The optimal bundle is (x, y) = (20, 10) with λ = 5. λ is the shadow price — the marginal utility of relaxing the budget constraint by one unit. The condition combining the first two FOCs is exactly MRS = price ratio.
Glossary

Key terms

Partial derivative
The derivative of a multivariable function with respect to one variable, treating the others as constants: ∂f/∂x. It is the marginal effect of that one input — MPL is ∂Q/∂L, MPK is ∂Q/∂K.
Total differential
The approximate change in z from small changes in both inputs: dz = (∂z/∂x)dx + (∂z/∂y)dy. Each input's marginal effect times its change, added up — the tool for percentage-change approximations.
MRS / MRTS
The marginal rate of substitution (consumption) or technical substitution (production): the slope of an indifference curve or isoquant, equal to the ratio of the two marginal quantities. At an optimum it equals the relevant price ratio.
Lagrangian
The method for constrained optimisation: L = objective + λ(constraint). Setting the partials to zero yields the first-order conditions; solving them gives the optimum. The unit's flagship technique and worth the most marks.
Shadow price (λ)
The value of the Lagrange multiplier at the optimum: the marginal change in the objective from relaxing the constraint by one unit — the marginal utility of income, or the marginal cost of an output target.
FAQ

Multivariable Calculus FAQ

How do I take a partial derivative?

Differentiate with respect to the chosen variable while treating every other variable as a constant. For z = x²y + 2y + 4: ∂z/∂x = 2xy (the 2y and 4 are constants in x, so they vanish), and ∂z/∂y = x² + 2 (x² is a constant coefficient). For the functions in this course the cross-partials are equal: fₓₓ = fₕₓ.
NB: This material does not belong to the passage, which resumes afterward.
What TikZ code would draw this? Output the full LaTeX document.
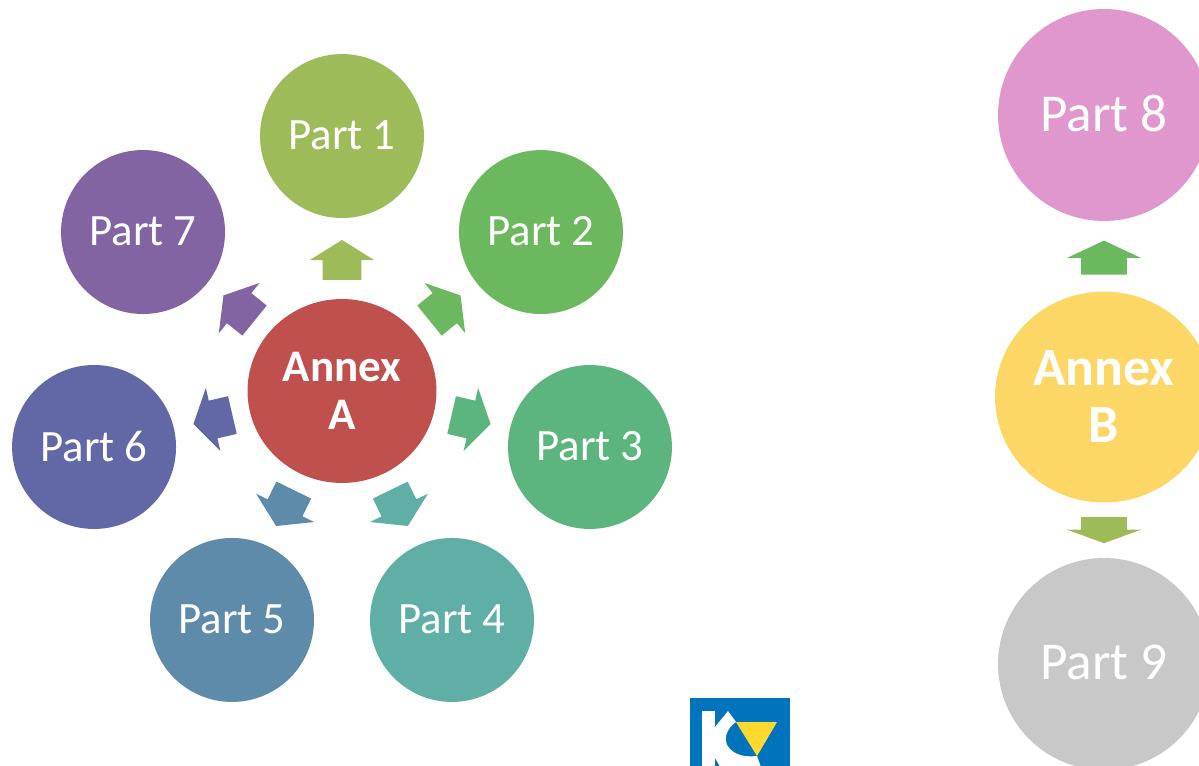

Why is the Lagrangian worth practising most?

Because it is the unit's flagship technique and carries the most marks in the topic. A full solution sets up L = objective + λ(constraint), writes all the first-order conditions, combines them (this gives MRS = price ratio), substitutes into the constraint to solve for the bundle, and interprets λ as the shadow price. Practise the corner cases (inequality constraints, complementary slackness) too.

What does the multiplier λ actually mean?

At the optimum, λ is the shadow price — how much the objective improves if you relax the constraint by one unit. In a utility-max problem it is the marginal utility of income (an extra dollar of budget); in a cost-min problem it is the marginal cost of producing one more unit of the target output. Always state this interpretation; it is usually a mark.

Study strategy

Exam move

This topic is Final-only and high-value, so invest in it. Get partial derivatives automatic (one variable at a time, the rest constant), then build up: total differential for percentage-change approximations, MPL/MPK and MRS/MRTS as ratios of marginals, partial elasticities by sign. The decisive skill is the Lagrangian — drill the full routine until it is reflex: form L, write every FOC, combine to MRS = price ratio, substitute into the constraint, solve, then interpret λ as the shadow price. Practise the inequality-constraint and complementary-slackness cases, because that is where the hardest marks sit.